The exercise: Images are not part of the copy; transcribe all the data exactly.

Material provided:

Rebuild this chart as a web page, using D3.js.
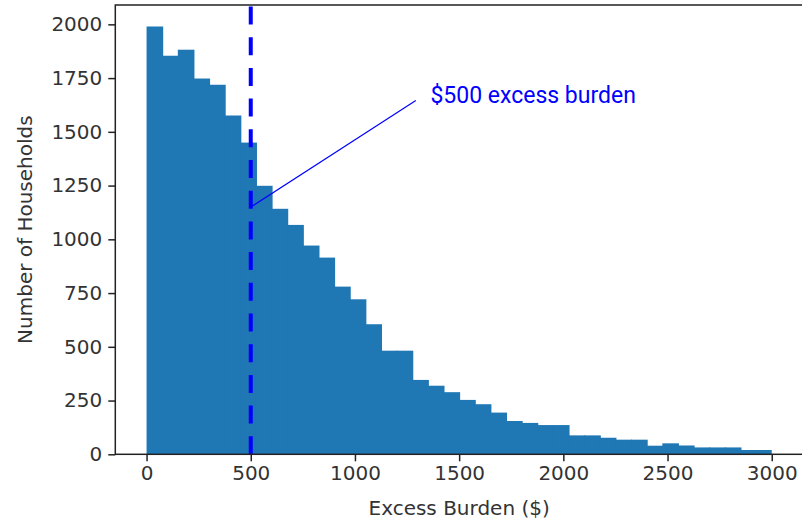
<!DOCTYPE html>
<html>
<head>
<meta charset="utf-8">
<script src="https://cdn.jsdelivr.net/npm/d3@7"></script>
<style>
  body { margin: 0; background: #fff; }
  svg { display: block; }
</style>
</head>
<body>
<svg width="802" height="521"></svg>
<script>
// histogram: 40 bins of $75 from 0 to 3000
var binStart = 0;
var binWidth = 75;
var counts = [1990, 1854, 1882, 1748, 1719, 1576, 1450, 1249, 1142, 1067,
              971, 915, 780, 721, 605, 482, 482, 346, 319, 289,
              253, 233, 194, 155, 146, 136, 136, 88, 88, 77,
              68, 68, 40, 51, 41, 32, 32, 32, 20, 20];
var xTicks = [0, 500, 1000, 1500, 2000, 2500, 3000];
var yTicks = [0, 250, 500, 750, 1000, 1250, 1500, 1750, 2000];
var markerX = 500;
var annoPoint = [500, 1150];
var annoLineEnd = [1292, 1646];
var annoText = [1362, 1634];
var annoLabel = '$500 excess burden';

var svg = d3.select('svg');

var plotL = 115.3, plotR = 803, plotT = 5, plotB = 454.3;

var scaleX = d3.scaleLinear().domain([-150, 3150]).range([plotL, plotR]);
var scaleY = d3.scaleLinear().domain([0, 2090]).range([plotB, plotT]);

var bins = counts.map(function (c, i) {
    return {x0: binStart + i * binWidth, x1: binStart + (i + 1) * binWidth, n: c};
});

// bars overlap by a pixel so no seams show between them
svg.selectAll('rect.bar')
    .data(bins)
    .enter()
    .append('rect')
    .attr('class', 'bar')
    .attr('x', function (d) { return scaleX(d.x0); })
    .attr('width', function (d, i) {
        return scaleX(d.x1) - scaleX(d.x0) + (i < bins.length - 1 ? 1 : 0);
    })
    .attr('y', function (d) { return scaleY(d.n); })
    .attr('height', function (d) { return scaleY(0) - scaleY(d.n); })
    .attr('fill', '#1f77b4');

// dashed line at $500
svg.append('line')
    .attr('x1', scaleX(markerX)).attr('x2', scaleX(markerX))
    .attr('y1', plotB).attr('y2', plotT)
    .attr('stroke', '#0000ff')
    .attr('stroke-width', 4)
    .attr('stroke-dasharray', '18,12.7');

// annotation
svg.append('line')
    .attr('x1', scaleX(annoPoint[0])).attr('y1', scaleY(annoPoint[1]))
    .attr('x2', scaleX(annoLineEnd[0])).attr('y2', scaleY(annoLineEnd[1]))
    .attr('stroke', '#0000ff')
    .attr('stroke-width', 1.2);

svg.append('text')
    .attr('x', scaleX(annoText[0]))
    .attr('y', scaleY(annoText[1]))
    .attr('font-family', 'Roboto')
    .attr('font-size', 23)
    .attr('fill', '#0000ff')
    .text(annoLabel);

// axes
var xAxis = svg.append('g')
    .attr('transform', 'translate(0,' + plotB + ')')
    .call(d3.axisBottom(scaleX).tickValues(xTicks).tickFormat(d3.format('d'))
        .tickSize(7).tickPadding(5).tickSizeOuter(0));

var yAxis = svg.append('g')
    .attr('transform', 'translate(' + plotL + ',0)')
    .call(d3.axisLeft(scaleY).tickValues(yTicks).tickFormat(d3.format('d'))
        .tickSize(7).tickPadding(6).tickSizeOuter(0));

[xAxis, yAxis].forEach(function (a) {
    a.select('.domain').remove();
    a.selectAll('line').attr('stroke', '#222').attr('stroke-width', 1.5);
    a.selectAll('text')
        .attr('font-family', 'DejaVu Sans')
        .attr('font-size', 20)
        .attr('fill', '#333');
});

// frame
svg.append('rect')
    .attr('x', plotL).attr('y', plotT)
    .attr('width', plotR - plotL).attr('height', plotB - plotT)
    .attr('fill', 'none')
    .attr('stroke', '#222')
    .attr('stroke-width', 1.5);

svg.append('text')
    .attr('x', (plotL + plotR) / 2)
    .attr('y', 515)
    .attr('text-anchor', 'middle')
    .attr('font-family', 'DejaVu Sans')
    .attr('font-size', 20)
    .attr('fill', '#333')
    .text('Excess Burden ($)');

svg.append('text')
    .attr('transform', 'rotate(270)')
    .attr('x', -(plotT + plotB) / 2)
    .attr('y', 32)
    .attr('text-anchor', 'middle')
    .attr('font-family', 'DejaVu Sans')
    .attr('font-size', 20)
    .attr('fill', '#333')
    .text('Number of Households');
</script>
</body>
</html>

Reply:
Rebuild this chart as a web page, using D3.js.
<!DOCTYPE html>
<html>
<head>
<meta charset="utf-8">
<script src="https://cdn.jsdelivr.net/npm/d3@7"></script>
<style>
  body { margin: 0; background: #fff; }
  svg { display: block; }
</style>
</head>
<body>
<svg width="802" height="521"></svg>
<script>
// histogram: 40 bins of $75 from 0 to 3000
var binStart = 0;
var binWidth = 75;
var counts = [1990, 1854, 1882, 1748, 1719, 1576, 1450, 1249, 1142, 1067,
              971, 915, 780, 721, 605, 482, 482, 346, 319, 289,
              253, 233, 194, 155, 146, 136, 136, 88, 88, 77,
              68, 68, 40, 51, 41, 32, 32, 32, 20, 20];
var xTicks = [0, 500, 1000, 1500, 2000, 2500, 3000];
var yTicks = [0, 250, 500, 750, 1000, 1250, 1500, 1750, 2000];
var markerX = 500;
var annoPoint = [500, 1150];
var annoLineEnd = [1292, 1646];
var annoText = [1362, 1634];
var annoLabel = '$500 excess burden';

var svg = d3.select('svg');

var plotL = 115.3, plotR = 803, plotT = 5, plotB = 454.3;

var scaleX = d3.scaleLinear().domain([-150, 3150]).range([plotL, plotR]);
var scaleY = d3.scaleLinear().domain([0, 2090]).range([plotB, plotT]);

var bins = counts.map(function (c, i) {
    return {x0: binStart + i * binWidth, x1: binStart + (i + 1) * binWidth, n: c};
});

// bars overlap by a pixel so no seams show between them
svg.selectAll('rect.bar')
    .data(bins)
    .enter()
    .append('rect')
    .attr('class', 'bar')
    .attr('x', function (d) { return scaleX(d.x0); })
    .attr('width', function (d, i) {
        return scaleX(d.x1) - scaleX(d.x0) + (i < bins.length - 1 ? 1 : 0);
    })
    .attr('y', function (d) { return scaleY(d.n); })
    .attr('height', function (d) { return scaleY(0) - scaleY(d.n); })
    .attr('fill', '#1f77b4');

// dashed line at $500
svg.append('line')
    .attr('x1', scaleX(markerX)).attr('x2', scaleX(markerX))
    .attr('y1', plotB).attr('y2', plotT)
    .attr('stroke', '#0000ff')
    .attr('stroke-width', 4)
    .attr('stroke-dasharray', '18,12.7');

// annotation
svg.append('line')
    .attr('x1', scaleX(annoPoint[0])).attr('y1', scaleY(annoPoint[1]))
    .attr('x2', scaleX(annoLineEnd[0])).attr('y2', scaleY(annoLineEnd[1]))
    .attr('stroke', '#0000ff')
    .attr('stroke-width', 1.2);

svg.append('text')
    .attr('x', scaleX(annoText[0]))
    .attr('y', scaleY(annoText[1]))
    .attr('font-family', 'Roboto')
    .attr('font-size', 23)
    .attr('fill', '#0000ff')
    .text(annoLabel);

// axes
var xAxis = svg.append('g')
    .attr('transform', 'translate(0,' + plotB + ')')
    .call(d3.axisBottom(scaleX).tickValues(xTicks).tickFormat(d3.format('d'))
        .tickSize(7).tickPadding(5).tickSizeOuter(0));

var yAxis = svg.append('g')
    .attr('transform', 'translate(' + plotL + ',0)')
    .call(d3.axisLeft(scaleY).tickValues(yTicks).tickFormat(d3.format('d'))
        .tickSize(7).tickPadding(6).tickSizeOuter(0));

[xAxis, yAxis].forEach(function (a) {
    a.select('.domain').remove();
    a.selectAll('line').attr('stroke', '#222').attr('stroke-width', 1.5);
    a.selectAll('text')
        .attr('font-family', 'DejaVu Sans')
        .attr('font-size', 20)
        .attr('fill', '#333');
});

// frame
svg.append('rect')
    .attr('x', plotL).attr('y', plotT)
    .attr('width', plotR - plotL).attr('height', plotB - plotT)
    .attr('fill', 'none')
    .attr('stroke', '#222')
    .attr('stroke-width', 1.5);

svg.append('text')
    .attr('x', (plotL + plotR) / 2)
    .attr('y', 515)
    .attr('text-anchor', 'middle')
    .attr('font-family', 'DejaVu Sans')
    .attr('font-size', 20)
    .attr('fill', '#333')
    .text('Excess Burden ($)');

svg.append('text')
    .attr('transform', 'rotate(270)')
    .attr('x', -(plotT + plotB) / 2)
    .attr('y', 32)
    .attr('text-anchor', 'middle')
    .attr('font-family', 'DejaVu Sans')
    .attr('font-size', 20)
    .attr('fill', '#333')
    .text('Number of Households');
</script>
</body>
</html>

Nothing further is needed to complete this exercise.